> [EXERCISE PROMPT]:
Leave out all pictures. Return exactly the lines from the top of the material through the line containing "color=yellow, label=series_labels[1], zorder=3)".

> [RECORDS TO USE]:
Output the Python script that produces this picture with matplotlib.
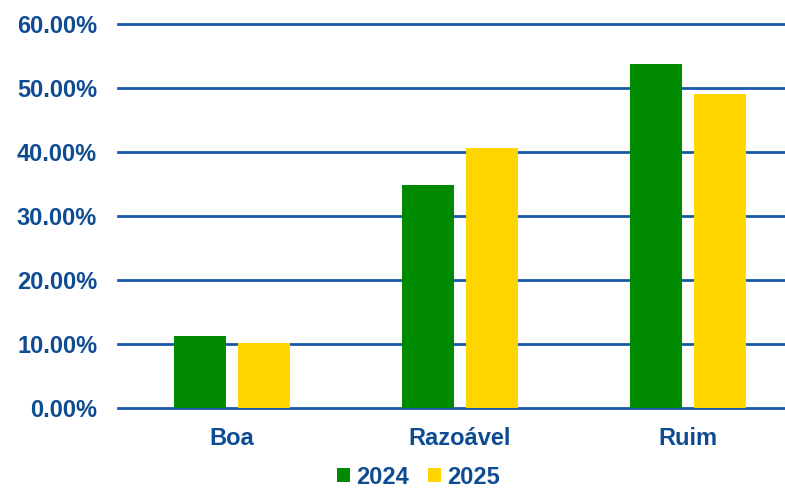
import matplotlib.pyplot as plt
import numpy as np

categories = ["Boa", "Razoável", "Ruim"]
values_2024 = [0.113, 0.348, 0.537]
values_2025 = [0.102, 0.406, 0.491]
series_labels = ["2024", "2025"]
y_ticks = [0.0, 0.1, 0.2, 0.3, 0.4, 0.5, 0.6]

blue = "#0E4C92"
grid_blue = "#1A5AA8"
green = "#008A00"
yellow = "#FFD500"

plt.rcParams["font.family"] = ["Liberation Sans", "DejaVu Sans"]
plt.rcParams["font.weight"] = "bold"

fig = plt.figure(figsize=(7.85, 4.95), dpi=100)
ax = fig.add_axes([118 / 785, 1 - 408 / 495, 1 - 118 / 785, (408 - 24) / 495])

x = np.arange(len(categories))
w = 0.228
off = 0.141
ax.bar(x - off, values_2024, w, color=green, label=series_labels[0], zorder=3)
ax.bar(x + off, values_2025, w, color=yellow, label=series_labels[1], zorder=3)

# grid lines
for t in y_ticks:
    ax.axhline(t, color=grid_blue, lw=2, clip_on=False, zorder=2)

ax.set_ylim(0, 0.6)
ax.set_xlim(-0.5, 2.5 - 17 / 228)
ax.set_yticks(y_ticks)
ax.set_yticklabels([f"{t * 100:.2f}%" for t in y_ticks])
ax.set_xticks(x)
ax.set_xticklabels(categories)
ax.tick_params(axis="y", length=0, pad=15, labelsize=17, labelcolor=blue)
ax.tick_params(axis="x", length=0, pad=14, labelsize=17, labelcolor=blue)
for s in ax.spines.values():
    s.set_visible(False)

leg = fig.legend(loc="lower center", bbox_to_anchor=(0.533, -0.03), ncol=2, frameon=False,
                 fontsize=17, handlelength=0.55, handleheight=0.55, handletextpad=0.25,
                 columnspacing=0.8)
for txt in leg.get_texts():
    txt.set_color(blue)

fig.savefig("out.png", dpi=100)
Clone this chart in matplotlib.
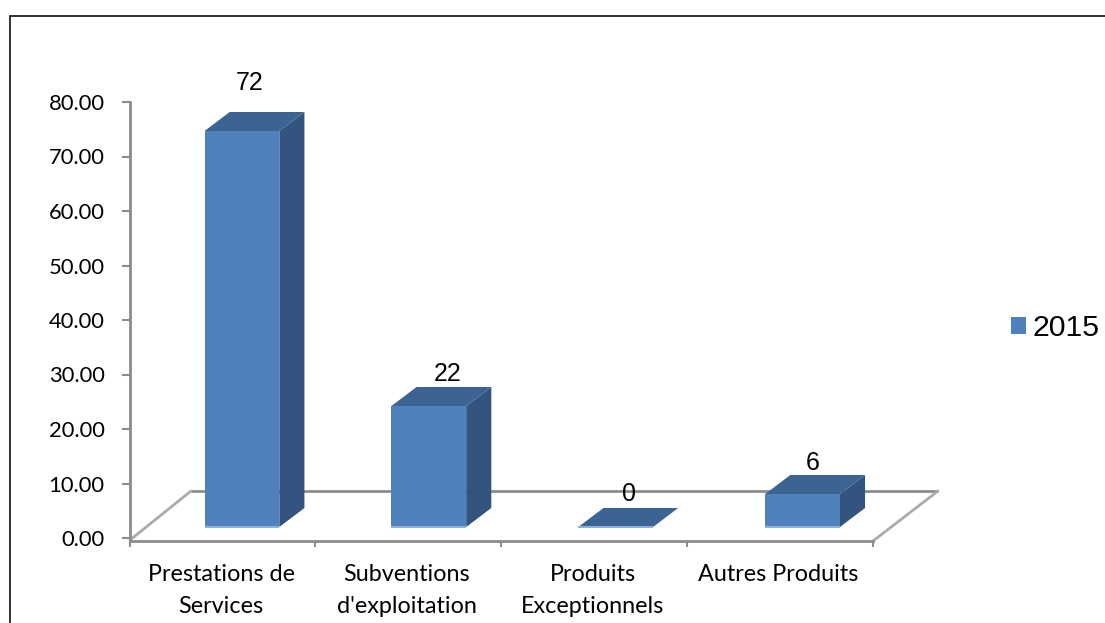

> [CORRECT RESPONSE]:
Output the Python script that produces this picture with matplotlib.
import matplotlib.pyplot as plt
import numpy as np

categories = ["Boa", "Razoável", "Ruim"]
values_2024 = [0.113, 0.348, 0.537]
values_2025 = [0.102, 0.406, 0.491]
series_labels = ["2024", "2025"]
y_ticks = [0.0, 0.1, 0.2, 0.3, 0.4, 0.5, 0.6]

blue = "#0E4C92"
grid_blue = "#1A5AA8"
green = "#008A00"
yellow = "#FFD500"

plt.rcParams["font.family"] = ["Liberation Sans", "DejaVu Sans"]
plt.rcParams["font.weight"] = "bold"

fig = plt.figure(figsize=(7.85, 4.95), dpi=100)
ax = fig.add_axes([118 / 785, 1 - 408 / 495, 1 - 118 / 785, (408 - 24) / 495])

x = np.arange(len(categories))
w = 0.228
off = 0.141
ax.bar(x - off, values_2024, w, color=green, label=series_labels[0], zorder=3)
ax.bar(x + off, values_2025, w, color=yellow, label=series_labels[1], zorder=3)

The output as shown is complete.